Finalmente retorné al aula, y la presentación se dio todavía unos minutos después. Y estuvo bien, más o menos. Era para otro público, asumo. El extraño era yo.
3 comentarios:
Para mi esas cosas no son una para nada una pérdida de tiempo, si no todo lo contrario: son aquellas cosas que hacen de una vida una vida vivida, una vida de compartir gratos momentos (y a veces no tan gratos) con amigos, una vida viviendo el aquí y el ahora, disfrutando, viviendo.
Por otro lado, hace algunos meses fui a una presentación de Florentino Díaz y tampoco me pareció gran cosa, para ser sincero. Quizás, como dices, sea para otro tipo de público, tampoco digamos que es un mal cuentacuentos.
Quizás tengas razón. Aunque quise referirme, más que al hecho de que el tiempo vivido sea bien vivido o no, a ese sentimiento repentino, a ese flashback que es más rápido que una reflexión. A ese pisar el lugar en el que sucedieron aquellas cosas que solo se guardan en tanto memoria, porque todo se transforma, hasta los escenarios en los que sucedieron las referidas cosas, e incluso los recuerdos grabados.
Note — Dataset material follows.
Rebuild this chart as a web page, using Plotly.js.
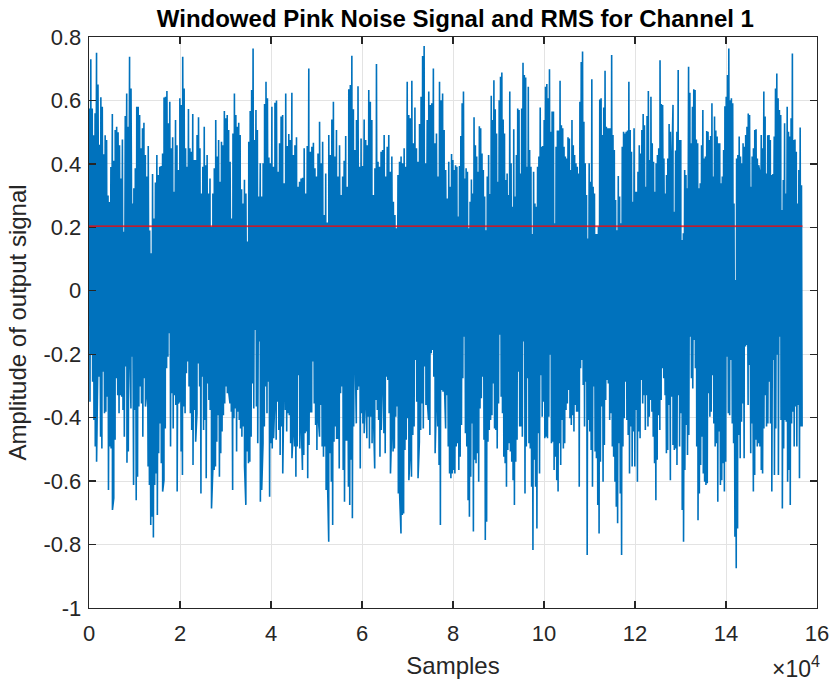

Pero eso por suerte todavía no me es perceptible.
Sobre Florentino, creo que lo justo es decir que el extraño era yo. Supongo que él asumió su público en tanto estudiantes de EEGGLL. La culpa la tuve yo por camuflarme entre ellos.
Ya estamos algo viejos y, al menos por mi parte, la universidad me está despidiendo en silencio...
Cuando ingresé, los carteles de los salones eran marrones, ahora son duros e inamovibles azules.